O atual chefe do DINI vincula qualquer reivindicação popular ao terrorismo na tentativa de deslegitimá-la. “Se você quer abordar os eventos que estamos vendo como um conflito social, estamos em um erro total. No Peru não há conflitos sociais. São exercícios de violência com uma agenda política muito clara: a Constituinte, a renúncia de Boluarte e o fechamento do Congresso”, disse.

Também extremamente criticada, a ministra das Relações Exteriores, Ana Cecilia Gervasi, foi ratificada após expulsar o embaixador mexicano em Lima, contrariada pelo asilo concedido pelo país à esposa e aos dois filhos do ex-presidente Pedro Castillo, que continua detido. Os familiares já se encontram seguros no México, onde o presidente López Obrador rechaçou a expulsão “arbitrária” do diplomata.
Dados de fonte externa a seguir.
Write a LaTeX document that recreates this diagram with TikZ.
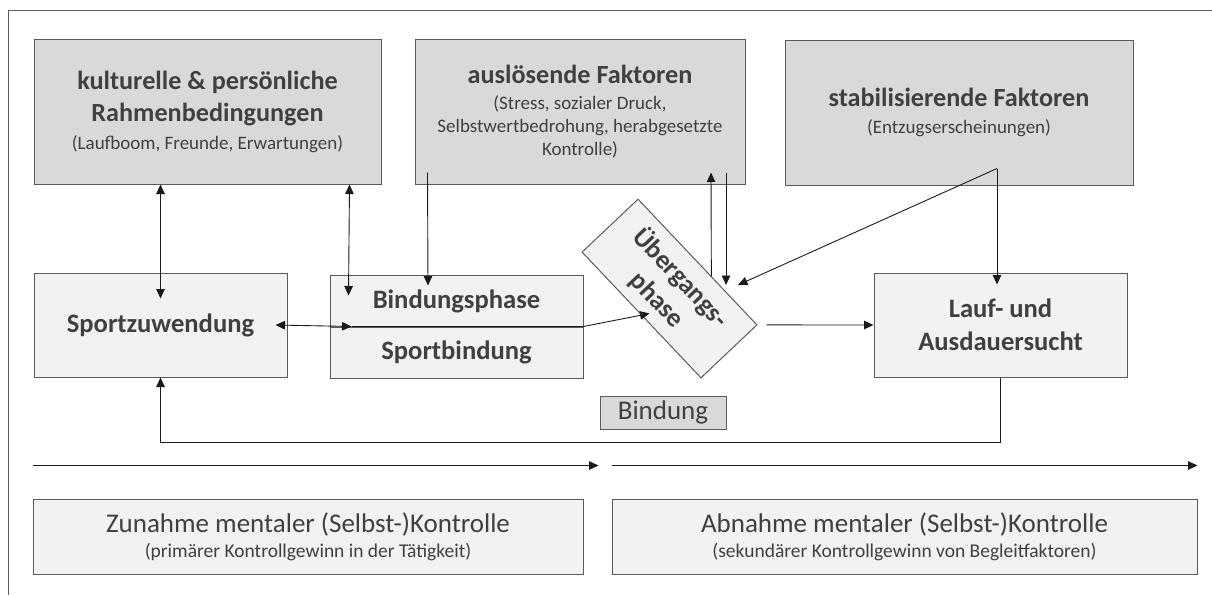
\documentclass[tikz,border=0pt]{standalone}
\usepackage{fontspec}
\setmainfont{Carlito}
\usetikzlibrary{arrows.meta,calc}
\definecolor{boxdark}{HTML}{D9D9D9}
\definecolor{boxlight}{HTML}{F2F2F2}
\definecolor{edgegray}{HTML}{5A5A5A}
\definecolor{ink}{HTML}{404040}
\definecolor{wire}{HTML}{1A1A1A}
\newcommand\hdtext[1]{{\bfseries\fontsize{26.2}{29}\selectfont #1}}
\newcommand\bigtext[1]{{\bfseries\fontsize{26.6}{31}\selectfont #1}}
\newcommand\plaintext[1]{{\fontsize{27}{31}\selectfont #1}}
\newcommand\smalltext[1]{{\fontsize{19.5}{23}\selectfont #1}}
\tikzset{hd/.tip={Triangle[length=9.5pt,width=8.5pt]}}

\begin{document}
\begin{tikzpicture}[x=1pt,y=-1pt,
  box/.style={draw=edgegray,line width=1pt,inner sep=0pt,align=center,text=ink,
              font={\fontsize{19}{23}\selectfont\lineskiplimit=-100pt}},
  darkbox/.style={box,fill=boxdark},
  lightbox/.style={box,fill=boxlight},
  arr/.style={-hd,line width=0.9pt,draw=wire},
  darr/.style={hd-hd,line width=0.9pt,draw=wire},
  frameline/.style={draw=edgegray,line width=1pt}
]
\useasboundingbox (0,0) rectangle (1212,595);

% outer frame (top and left rule)
\draw[frameline] (1212,10) -- (8,10) -- (8,595);

% top row: framework conditions and factors
\node[darkbox,minimum width=347pt,minimum height=145pt] (kult) at (207.5,111.5)
  {\hdtext{kulturelle \& persönliche}\\[9pt]\hdtext{Rahmenbedingungen}\\[5pt](Laufboom, Freunde, Erwartungen)};
\node[darkbox,minimum width=330pt,minimum height=145pt] (ausl) at (580,111.5)
  {\hdtext{auslösende Faktoren}\\[3pt](Stress, sozialer Druck,\\Selbstwertbedrohung, herabgesetzte\\Kontrolle)};
\node[darkbox,minimum width=348pt,minimum height=145pt] (stab) at (959,112.5)
  {\hdtext{stabilisierende Faktoren}\\[4pt](Entzugserscheinungen)};

% middle row: phases
\node[lightbox,minimum width=253pt,minimum height=104pt] (sz) at (160.5,325)
  {\bigtext{Sportzuwendung}};
\node[lightbox,minimum width=253pt,minimum height=52pt] (bp) at (456.5,301)
  {\bigtext{Bindungsphase}};
\node[lightbox,minimum width=253pt,minimum height=51pt] (sb) at (456.5,352.5)
  {\bigtext{Sportbindung}};
\node[lightbox,minimum width=173pt,minimum height=77pt,rotate=-46.6] (ueb) at (669.5,288.5)
  {\bigtext{Übergangs-}\\[9pt]\bigtext{phase}};
\node[lightbox,minimum width=253pt,minimum height=104pt] (lauf) at (1000.5,325)
  {\bigtext{Lauf- und}\\[10pt]\bigtext{Ausdauersucht}};
\node[darkbox,minimum width=126pt,minimum height=33pt] (bind) at (663,412.5)
  {\plaintext{Bindung}};

% bottom row: development of mental control
\node[lightbox,minimum width=550pt,minimum height=75pt] (zun) at (308,536.5)
  {\plaintext{Zunahme mentaler (Selbst-)Kontrolle}\\[2pt]\smalltext{(primärer Kontrollgewinn in der Tätigkeit)}};
\node[lightbox,minimum width=585pt,minimum height=75pt] (abn) at (904.5,536.5)
  {\plaintext{Abnahme mentaler (Selbst-)Kontrolle}\\[2pt]\smalltext{(sekundärer Kontrollgewinn von Begleitfaktoren)}};

% connector end points
\coordinate (uebUp) at ($(ueb.north west)!0.613!(ueb.north east)$);
\coordinate (auslIn) at ([xshift=131pt,yshift=12pt]ausl.south);
\coordinate (auslOut) at ([xshift=146pt,yshift=12pt]ausl.south);
\coordinate (stabOut) at ([xshift=38pt,yshift=17pt]stab.south);
\coordinate (uebIn) at ([shift={(-20,25)}]ueb.center);
\coordinate (uebTop) at ([shift={(56.5,-3.5)}]ueb.center);
\coordinate (uebRight) at ([shift={(68.5,-3.5)}]ueb.center);
\coordinate (uebOut) at ([xshift=9pt]ueb.north east);

% links between the framework box and the first phases
\draw[darr] (kult.south -| sz.north) -- ([yshift=-26pt]sz.north);
\draw[darr] ([xshift=-32pt]kult.south east) -- ([xshift=19pt,yshift=-21pt]bp.north west);
\draw[arr] ([xshift=13pt,yshift=12pt]ausl.south west) -- ([xshift=-28.5pt,yshift=-11pt]bp.north);

% links around the transition phase
\draw[arr] (uebUp) -- (auslIn);
\draw[arr] (auslOut) -- (auslOut |- uebTop);
\draw[arr] (stabOut) -- (uebRight);
\draw[arr] (stabOut) -- ([yshift=-12pt]stabOut |- lauf.north);
\draw[arr] (uebOut) -- (lauf.west);

% flow through the binding phase
\draw[darr] ([xshift=-12pt]sz.east) -- ([xshift=22pt]sb.north west);
\draw[arr] ([xshift=22pt]sb.north west) -- (sb.north east) -- (uebIn);

% feedback from addiction back to the first phase
\draw[arr] (lauf.south) -- ++(0,65) -| (sz.south);

% time axes
\draw[arr] ([yshift=33pt]zun.north west) -- ([xshift=15pt,yshift=33pt]zun.north east);
\draw[arr] ([yshift=33pt]abn.north west) -- ([yshift=33pt]abn.north east);
\end{tikzpicture}
\end{document}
Em entrevista ao jornal Página/12, Fernando Tuesta, cientista político da Universidade Católica do Peru, avalia que, “sem dúvida, a questão da repressão joga contra Otárola, que não chega limpo, mas com problemas com os falecidos” e que “as responsabilidades pelas mortes devem ser apuradas”.

Embora Tuesta aprove a data de abril de 2024 para as eleições, reconhece que existe o risco de a população reagir nas ruas, mobilizada, pois pode encarar este mandato como muito longo. “O descrédito do Congresso é tão grande que dar vida a ele por mais um ano e meio é um problema. Mas tenho a impressão de que ter uma data já definida para as eleições, a que se juntam alguns dias antes do Natal e do Ano Novo, ajuda a descontrair e a baixar a tensão”.